Peter Constable wrote,
> An interesting addendum: in recent interaction with one of my colleagues in
> Africa, after recommending that they use U+02BC to represent glottal stop
> and ejective stops, he asked if they could either have a glyph variant that
> is straight or else use something like U+02C8 instead. The reason given was
> that language workers are being trained to key data but, the success of the
> training has been dependent on every different keystroke corresponding to a
> unique shape, i.e. it wouldn't work to require different keyings for
> distinct functions that use the same shape -- but they use single quotation
> marks, so need a distinct shape for glottals / glottalisation.
hmmm, U+0294, LATIN LETTER GLOTTAL STOP... Perhaps not.
On page 177 of TUS 3.0...
"... For example, the glottal stop (Arabic Hamza) in Latin transliteration has
been variously represented by the characters U+02BC MODIFIER LETTER
APOSTROPHE, U+02BE MODIFIER LETTER RIGHT HALF RING, and U+02C0
MODIFIER LETTER GLOTTAL STOP. Conversely, an apostrophe can have
several uses... "
The modifier letter glottal stop seems intriguing because of its semantics.
The right half ring might be an option because its shape resembles the
apostrophe and apparently precedents exist for using it as a glottal stop
Recommending U+02BC for the glottal stop seems to be fairly widespread.

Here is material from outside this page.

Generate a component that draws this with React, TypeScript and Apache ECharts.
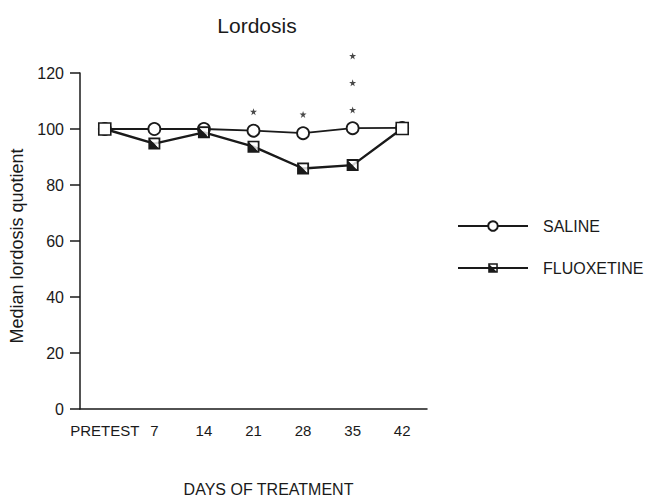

Any language which uses the apostrophe as a glottal stop character as well
as the apostrophe for other purposes could well present the same kind of
problem for users learning to key-in data. If the keyboard is to have
distinct keys for U+02BC and U+2019, there needs to be some way for
the user to know which is which.
How did the practice of using the apostrophe to represent the glottal stop
originate? Was it because the writing system originally called for the
U+02C0 and the apostrophe was visually similar and readily accessible?
The Fulani language example in Katzner's "The Languages of the World" uses
the apostrophe both as single right quote and glottal stop.
"... Alkali, mardo hore petel be wakkude junde, wi'i nder yonki mako, 'Mi
wawata besdugo mangu hore am, amma mi ustan wakkude am'. ..."
“… Alkali, marḍo hore pẹtẹl be wakkude junde, ẉiˈi nder yọnki mako, ‘Mi
wawata ḅesdugo mangu hore am, amma mi ustan wakkude am’. …”
Suggesting U+02C0 might work, but this could be perceived as an
undesirable spelling reform. Maybe the answer should be a glyph
variant. Continue to recommend U+02BC, but provide fonts with
easily distinguishable glyphs for the characters in question.
Keyboards could be labelled accordingly.